Pitino leads class into Naismith Hall

Jim O’Connell Associated Press
 

ATLANTA – Rick Pitino got the phone call of a lifetime and an incredible text at the same time.

Last Wednesday, John Doleva, president of the Naismith Memorial Hall of Fame, called seven people to tell them they’re in the class of 2013.

Pitino was one of them.

“When I got the call I was trying to call my wife over so she could hear it and I’m trying to put it on speaker phone and a text keeps beeping as I’m getting this special call,” Pitino said. “I saw the text. ‘Go Gophers. I got the job.’ ”

It was his son, Richard, who had just found out he was chosen to be the head coach at Minnesota.

It’s been that kind of week for Pitino, among 12 people overall who will join the class of 2013.

The others announced Monday were college coaches Guy Lewis of Houston, Jerry Tarkanian of UNLV and Sylvia Hatchell of North Carolina, former NBA stars Bernard King and Gary Payton and former University of Virginia star Dawn Staley.

The inductions will take place in Springfield, Mass., on Sept. 8.

Payton was known as “The Glove” for his defensive prowess in his years with the Seattle SuperSonics. He was a two-time Olympic gold medalist.

“I was an offensive-minded guy when I went to Oregon State and coach Ralph Miller pulled me to the side and said ‘You’ll be one of the greatest defensive point guards ever’ and I said to myself ‘Yeah right.

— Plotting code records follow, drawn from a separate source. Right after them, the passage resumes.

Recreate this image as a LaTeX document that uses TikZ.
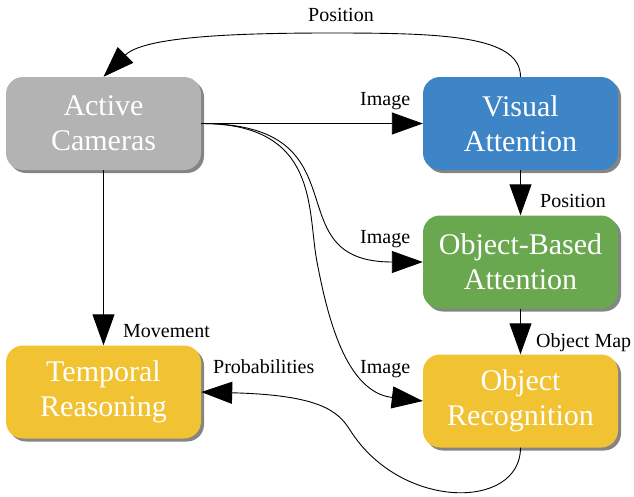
\documentclass[tikz,border=0pt]{standalone}
\usepackage{fontspec}
\setmainfont{Liberation Serif}
\usetikzlibrary{arrows.meta,shadows}
\definecolor{cgray}{HTML}{B3B3B3}
\definecolor{cblue}{HTML}{3D85C6}
\definecolor{cgreen}{HTML}{6AA84F}
\definecolor{cyellow}{HTML}{F1C232}
\definecolor{cshadow}{HTML}{858585}
\begin{document}
\begin{tikzpicture}[x=1pt,y=-1pt,
  box/.style={rounded corners=17pt, minimum width=195pt, minimum height=93pt,
    inner sep=0pt, text=white, font=\fontsize{30}{35}\selectfont, align=center,
    drop shadow={shadow xshift=3pt,shadow yshift=-3pt,fill=cshadow,opacity=1}},
  lbl/.style={inner sep=0pt, anchor=base west, font=\fontsize{20}{24}\selectfont},
  conn/.style={line width=0.9pt, -{Triangle[length=31pt,width=22pt]}}]
\useasboundingbox (0,0) rectangle (634,496);
\node[box, fill=cgray] (ac) at (103.5,123.5) {Active\\Cameras};
\node[box, fill=cblue] (va) at (520.5,123.5) {Visual\\Attention};
\node[box, fill=cgreen] (oba) at (520.5,262) {Object-Based\\Attention};
\node[box, fill=cyellow] (tr) at (103.5,392) {Temporal\\Reasoning};
\node[box, fill=cyellow] (orc) at (520.5,401) {Object\\Recognition};
\coordinate (peak) at (330,33);
\coordinate (midor) at (317,262);
\coordinate (bend) at (350,430);
\draw[conn] (va.north) .. controls (520.5,35) and (440,33) .. (peak)
  .. controls (230,33) and (143.5,37) .. (ac.north);
\draw[conn] (ac.east) -- (va.west);
\draw[conn] (ac.east) .. controls (369,123.5) and (271,262) .. (oba.west);
\draw[conn] (ac.east) .. controls (320,123.5) and (307,210) .. (midor)
  .. controls (327,314) and (345,392) .. (orc.west);
\draw[conn] (ac.south) -- (tr.north);
\draw[conn] (va.south) -- (oba.north);
\draw[conn] (oba.south) -- (orc.north);
\draw[conn] (orc.south) .. controls (520.5,510) and (401,511) .. (bend)
  .. controls (338,411) and (320,395) .. (tr.east);
\node[lbl] (l1) at (308,21) {Position};
\node[lbl] (l2) at (360,105) {Image};
\node[lbl] (l3) at (540,207) {Position};
\node[lbl] (l4) at (360,243) {Image};
\node[lbl] (l5) at (123,337) {Movement};
\node[lbl] (l6) at (536,347) {Object Map};
\node[lbl] (l7) at (213,373) {Probabilities};
\node[lbl] (l8) at (360,373) {Image};
\end{tikzpicture}
\end{document}
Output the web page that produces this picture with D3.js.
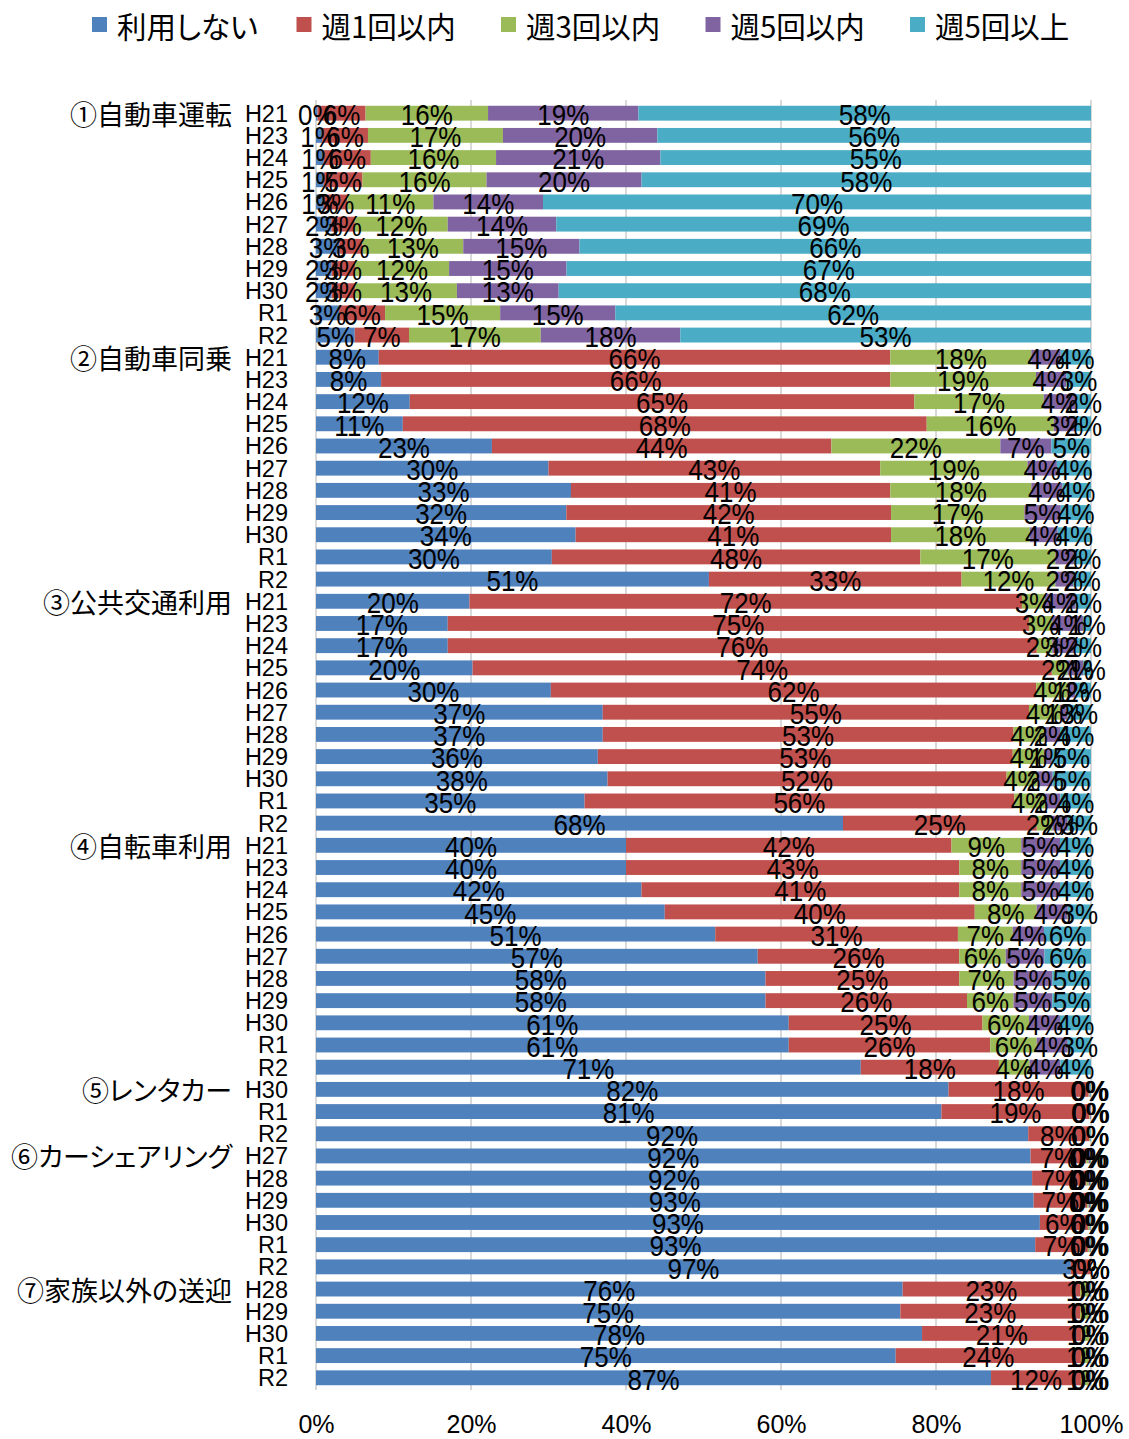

I’m shooting every time I get the ball.’ I got really good at it and started liking it and took it from there,” Payton said.

It was Pitino, however, who stole the spotlight.

On Saturday, Goldencents, a horse Pitino co-owns, won the Santa Anita Derby, a major prep race for the Kentucky Derby.

“I was looking around for lightning,” Pitino joked. “This was such a special moment.”

Pitino, the only coach to take three schools to the Final Four, has won 662 games in 28 seasons as a college coach and his 48-16 record in the NCAA tournament is the third-highest winning percentage among active coaches.

He also had stints in the NBA with the Boston Celtics and New York Knicks.

When he was a young assistant with the Knicks from 1983-85, Pitino forged a relationship with King, one of the most feared scorers in his playing days.

“I remember Rick as a very young coach, a coach starting his career, a coach who knew the game,” said King, who averaged 22.0 points in his 15-year NBA career, including averaging 34.8 points in the 1984 NBA playoffs. “… I guess you can say this is the culmination of my life in basketball.”

Lewis led Houston to five Final Fours in his 30 years with the Cougars. His teams featured future Hall of Famers Clyde Drexler, Elvin Hayes and Hakeem Olajuwon.

Tarkanian took three schools to the NCAA tournament but is best known for his UNLV teams that made it to four Final Fours and won it all in 1990.

Hatchell is one of three women’s coaches to record 900 victories.

Staley was a three-time Olympic gold medalist, a five-time WNBA All-Star and two-time national college player of the year.